The original title of this book (and the right one) was Sister Maggie. Yet we can see why George Eliot chose the other name. The little river Floss, so tranquil in its regular tidal flow, yet capable of such fierce and sudden outbreaks, runs through the book from beginning to end. It is a mysterious type of the ineluctable power of Nature in man’s mortal drama.
In the last chapter, when the flood comes, and the erring sister who loved her brother so tenderly, rescues him who loved her so cruelly from the ruined mill, the frail skiff which carries them clasped heart to heart, reconciled in that revealing moment, goes down in the senseless irresistible rush of waters.
It is not a “bad ending.” The sister’s love triumphs. Such a close was inevitable for such a story. But it is not a conclusion. It cries out for immortality.
On the art of George Eliot judgments have differed. Mr. Oscar Browning, a respectable authority, thinks highly of it. Mr. W. C. Brownell, a far better critic, indeed one of the very best, thinks less favourably of it, says that it is too intellectual; that the development and conduct of her characters are too logical and consistent; that the element of surprize, which is always present in life, is lacking in her people. “Our attention,” he writes, “is so concentrated on what they think that we hardly know how they feel, or whether ... they feel at all.” This criticism does not seem to me altogether just. Certainly there is no lack of surprize in Maggie Tulliver’s temporary infatuation with the handsome, light-minded Stephen Guest, or in Dorothea Brooke’s marriage to that heady young butterfly, Will Ladislaw. These things certainly were not arrived at by logical consistency. Nor can one lay his hand on his heart and say that there is no feeling in the chapter where the fugitive Romola comes as Madonna to the mountain village, stricken by pestilence, or in the passage where Dinah Morris strives for Hetty’s soul in prison.

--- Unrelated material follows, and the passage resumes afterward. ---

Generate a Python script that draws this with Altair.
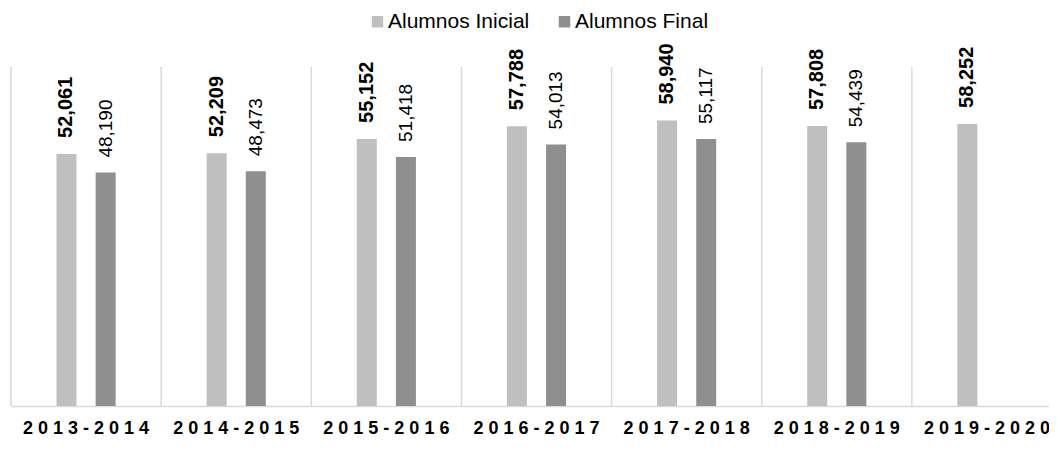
import altair as alt
import pandas as pd

years = ["2013-2014", "2014-2015", "2015-2016", "2016-2017", "2017-2018", "2018-2019", "2019-2020"]
inicial = [52061, 52209, 55152, 57788, 58940, 57808, 58252]
final = [48190, 48473, 51418, 54013, 55117, 54439, None]
series = ["Alumnos Inicial", "Alumnos Final"]
colors = ["#bfbfbf", "#8f8f8f"]

rows = []
for i, y in enumerate(years):
    rows.append({"year": y, "serie": series[0], "value": inicial[i]})
    if final[i] is not None:
        rows.append({"year": y, "serie": series[1], "value": final[i]})
df = pd.DataFrame(rows)
sep = pd.DataFrame({"year": years})

FONT = "Liberation Sans"
H = 339

x_axis = alt.Axis(title=None, ticks=False, grid=False, domain=True,
                  domainColor="#d9d9d9", domainWidth=1.5,
                  labelAngle=0, labelFont=FONT, labelFontSize=18,
                  labelFontWeight="bold", labelColor="#000000",
                  labelPadding=13,
                  labelExpr="join(split(datum.label, ''), ' ')")
x_scale = alt.Scale(paddingInner=0, paddingOuter=0, round=False)
x_enc = alt.X("year:N", sort=years, scale=x_scale, axis=x_axis)
xo_enc = alt.XOffset("serie:N", sort=series,
                     scale=alt.Scale(paddingInner=0.165, paddingOuter=1, round=False))
y_enc = alt.Y("value:Q", scale=alt.Scale(domain=[0, 70000]), axis=None)

rules = alt.Chart(sep).mark_rule(color="#d9d9d9", strokeWidth=1.5).encode(
    x=alt.X("year:N", sort=years, bandPosition=0, scale=x_scale, axis=x_axis),
    y=alt.value(0),
    y2=alt.value(H),
)

bars = alt.Chart(df).mark_bar(width=20).encode(
    x=x_enc,
    xOffset=xo_enc,
    y=y_enc,
    color=alt.Color("serie:N", sort=series,
                    scale=alt.Scale(domain=series, range=colors),
                    legend=alt.Legend(title=None, orient="none", legendX=356, legendY=-56,
                                      direction="horizontal", symbolType="square",
                                      symbolSize=132, symbolStrokeWidth=0,
                                      labelFont=FONT, labelFontSize=21,
                                      labelColor="#000000", columnPadding=24,
                                      labelOffset=0)),
)

lab_bold = alt.Chart(df).transform_filter(alt.datum.serie == series[0]).mark_text(
    angle=270, align="left", baseline="middle", dx=16, font=FONT, fontSize=20,
    fontWeight="bold", color="#000000"
).encode(x=x_enc, xOffset=xo_enc, y=y_enc, text=alt.Text("value:Q", format=","))

lab_norm = alt.Chart(df).transform_filter(alt.datum.serie == series[1]).mark_text(
    angle=270, align="left", baseline="middle", dx=15, font=FONT, fontSize=19,
    fontWeight="normal", color="#000000"
).encode(x=x_enc, xOffset=xo_enc, y=y_enc, text=alt.Text("value:Q", format=","))

chart = alt.layer(rules, bars, lab_bold, lab_norm).properties(
    width=1051, height=H,
    autosize=alt.AutoSizeParams(type="none"),
    padding={"left": 3, "top": 59, "right": -13, "bottom": 32},
).configure_view(stroke=None)

chart.save("out.html", embed_options={"renderer": "svg", "actions": False})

George Eliot herself tells us the purpose of her art—it is verity.
“It is for this rare, precious quality of truthfulness that I delight in many Dutch paintings, which lofty-minded people despise.... All honour and reverence to the divine beauty of form! Let us cultivate it to the utmost in men, women, and children—in our gardens and in our homes. But let us love that other beauty, too, which lies in no secret of proportion, but in the secret of deep human sympathy.”
It is Rembrandt, then, rather than Titian, who is her chosen painter. But she does not often attain his marvellous chiaroscuro.